By Ankush Chibber , 14-Sep-2012

China is setting the regional benchmark for innovation in premium infant foods, according to Enzymotec, the Israel-based lipids-maker.

The company was speaking after the announcement this week that clinical trials for its lipid-based ingredient line for infant nutrition had yielded positive results. 

The trials were part of its strategy to market a line of products mimicking the vital lipids found in mother’s milk, such as triglyceride, phospholipids and long-chain polyunsaturated fatty acids.

Yoav Kahane, director of business development at Enzymotec, told FoodNavigator-Asia that out all of Asia, China is the most important market, and it is currently leading innovation in baby formula.

Interest from the West

China’s dairy market has seen increased Western producer interest, especially in infant formula, since the 2008 melamine incident pushed Chinese parents to look outside of domestic sources for quality infant foods.

“Many of the premium infant formula for China products are produced in Europe, Australia, and New Zealand,” said Kahane, although he added that entering the Chinese market is not necessarily a cakewalk, and going on reputation alone would not work for outsiders.

“The Chinese market is very demanding and requires a comprehensive business strategy [to show] that quality is core. Most products should be supported by solid scientific back-up, clinical trials and marketing,” he added.

Clinical study complete

Enzymotec revealed that one recently completed study involved a controlled clinical trial of InFat, which is a beta-palmitate ingredient that successfully mimics the fat composition and properties of human milk fat. 

The study, which tested the positive effect of a commercial infant formula containing beta-palmitate on Chinese infants’ wellbeing was conducted by Professor Chen Yu-Ming of Sun Yat-Sen University, in collaboration with Enzymotec.

In China, InFat is marketed by Advanced Lipids, a joint venture of AAK and Enzymotec. The company claims that the product enables easy digestion and optimised uptake of calcium, fat recovery and energy.

“The Chinese market has adopted InFat and it seems as the it is becoming a standard in the high-tier market.
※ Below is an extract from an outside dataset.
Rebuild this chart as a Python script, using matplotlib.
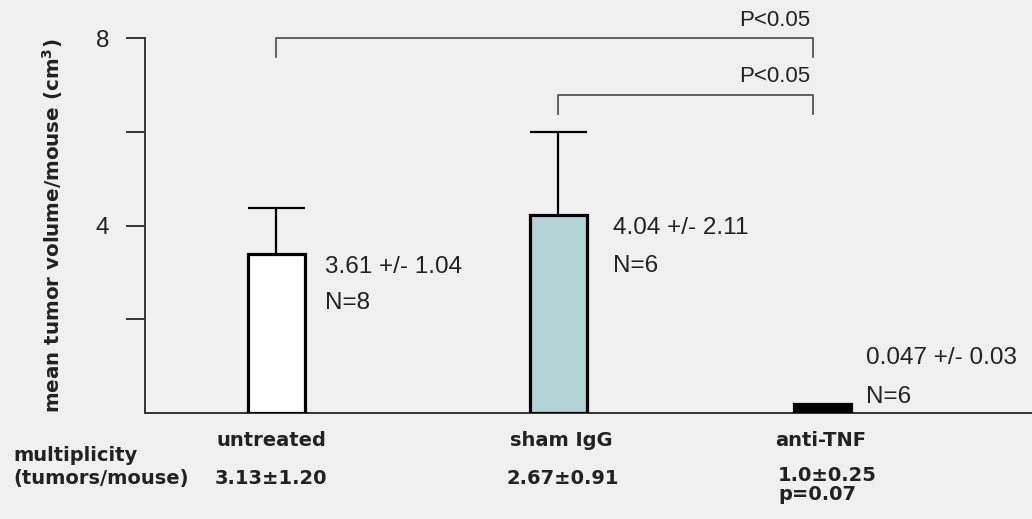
import numpy as np
import matplotlib.pyplot as plt

plt.rcParams['font.family'] = ['Liberation Sans', 'DejaVu Sans']

groups = ['untreated', 'sham IgG', 'anti-TNF']
heights = [3.4, 4.22, 0.2]
err_up = [0.97, 1.78, 0.0]
value_labels = ['3.61 +/- 1.04', '4.04 +/- 2.11', '0.047 +/- 0.03']
n_labels = ['N=8', 'N=6', 'N=6']
multiplicity = ['3.13±1.20', '2.67±0.91', '1.0±0.25\np=0.07']
yticks = [2, 4, 6, 8]
ytick_labels = ['', '4', '', '8']

xpos = np.array([0.0, 1.0, 1.936])
bar_w = 0.2
fills = ['white', '#b3d4d5', 'black']
bg = '#f0f0f0'
ink = '#222222'
bold = dict(family='DejaVu Sans', fontweight='bold', color=ink)

fig = plt.figure(figsize=(10.32, 5.19), dpi=100, facecolor=bg)
ax = fig.add_axes([0.1405, 0.2042, 0.8595, 0.7225], facecolor=bg)

ax.bar(xpos, heights, width=bar_w, color=fills, edgecolor='black', linewidth=2.3, zorder=3)
for x, h, e in zip(xpos, heights, err_up):
    if e > 0:
        ax.vlines(x, h, h + e, color='black', lw=1.6, zorder=2)
        ax.hlines(h + e, x - bar_w / 2, x + bar_w / 2, color='black', lw=1.6, zorder=2)

# mean +/- sd and N next to each bar
lab_dx = [0.072, 0.093, 0.054]
lab_y = [(3.11, 2.35), (3.95, 3.14), (1.17, 0.34)]
for i in range(3):
    tx = xpos[i] + bar_w / 2 + lab_dx[i]
    ax.text(tx, lab_y[i][0], value_labels[i], fontsize=17.5, color=ink, va='center', ha='left')
    ax.text(tx, lab_y[i][1], n_labels[i], fontsize=17.5, color=ink, va='center', ha='left')

# significance brackets
def bracket(x1, x2, y, drop, label, ly):
    ax.plot([x1, x1, x2, x2], [y - drop, y, y, y - drop], color='#555555', lw=1.3,
            clip_on=False)
    ax.text(x2 - 0.012, ly, label, fontsize=16, color=ink, ha='right', va='center')

bracket(xpos[0], xpos[2] - 0.032, 8.0, 0.41, 'P<0.05', 8.38)
bracket(xpos[1], xpos[2] - 0.032, 6.78, 0.39, 'P<0.05', 7.17)

ax.set_xlim(-0.466, 2.679)
ax.set_ylim(0, 8)
ax.set_yticks(yticks)
ax.set_yticklabels(ytick_labels, fontsize=17.5, color=ink)
ax.set_xticks([])
ax.tick_params(axis='y', direction='out', length=14, width=1.4, color='#333333', pad=12)
for s in ['top', 'right']:
    ax.spines[s].set_visible(False)
for s in ['left', 'bottom']:
    ax.spines[s].set_color('#333333')
    ax.spines[s].set_linewidth(1.4)

ax.set_ylabel('mean tumor volume/mouse (cm$^\\mathbf{3}$)', fontsize=14.3, labelpad=22, **bold)

# multiplicity row under the axis
ax.text(-0.934, -0.9, 'multiplicity', fontsize=14, ha='left', va='center', clip_on=False, **bold)
ax.text(-0.934, -1.387, '(tumors/mouse)', fontsize=14, ha='left', va='center',
        clip_on=False, **bold)
name_x = [-0.016, 1.009, 1.931]
for i in range(3):
    ax.text(name_x[i], -0.576, groups[i], fontsize=14, ha='center', va='center', **bold)
ax.text(-0.218, -1.387, multiplicity[0], fontsize=14, ha='left', va='center', **bold)
ax.text(1.0166, -1.387, multiplicity[1], fontsize=14, ha='center', va='center', **bold)
ax.text(1.778, -1.53, multiplicity[2], fontsize=14, ha='left', va='center',
        linespacing=1.0, **bold)

fig.savefig('out.png', dpi=100, facecolor=bg)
We can proudly say that every month or two, a new product incorporating InFat is launched in China,” said Kahane. 

“We plan to offer a new product in the second half of 2013. As for the introduction of new products to China’s infant formula market, we estimate that these products will gain a significant footprint in the market within three to four years,” he said.

The company is also similarly bullish on other Asian markets, such as Korea and Vietnam.